The Role of CFD in Hypersonic Reentry Design

CFD uses numerical methods to solve the complex equations governing fluid flow. For hypersonic reentry vehicles, CFD helps predict critical factors such as shockwave formation, heat transfer, and aerodynamic forces. This information guides engineers in optimizing vehicle shape and thermal protection systems.

Simulating Hypersonic Flows

Simulating hypersonic flows presents unique challenges due to high temperatures and shock interactions. CFD models must incorporate advanced turbulence models and thermochemical nonequilibrium effects to accurately replicate real-world conditions. These simulations enable researchers to visualize airflow and identify potential problem areas.

Key Challenges Addressed by CFD

  • Shockwave Management: Understanding shockwave behavior helps reduce thermal loads on the vehicle surface.
  • Thermal Protection: Simulations predict heat fluxes, aiding in the design of effective heat shields.
  • Aerodynamic Stability: CFD assesses stability and control issues during reentry.
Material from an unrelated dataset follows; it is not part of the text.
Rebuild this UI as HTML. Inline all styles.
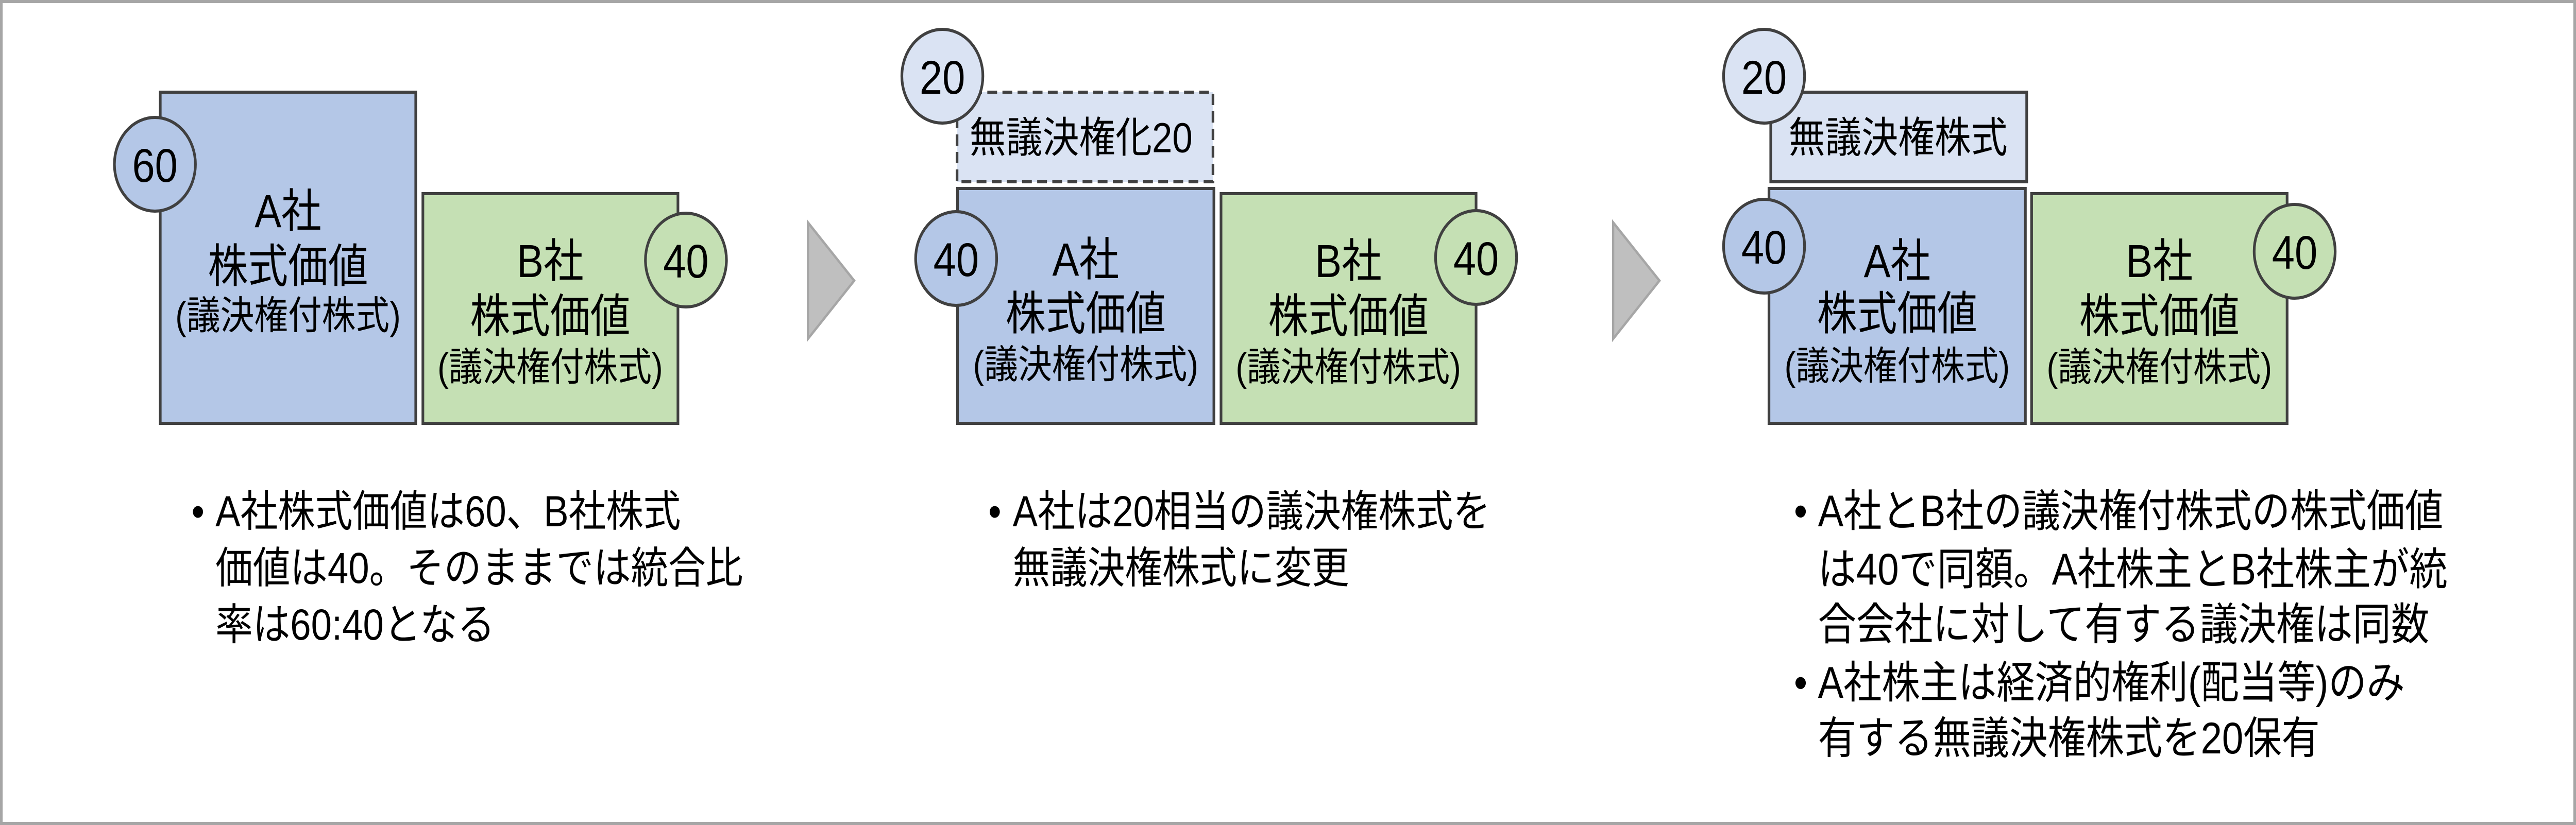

Advancements and Future Directions

Recent advancements in CFD software and high-performance computing have significantly improved the accuracy of hypersonic flow simulations. Future research aims to incorporate real-time data and machine learning techniques to enhance predictive capabilities, ultimately leading to safer and more reliable reentry vehicles.

By leveraging CFD, engineers can better understand the complex aerodynamics involved in hypersonic reentry, paving the way for innovations in space exploration and planetary defense.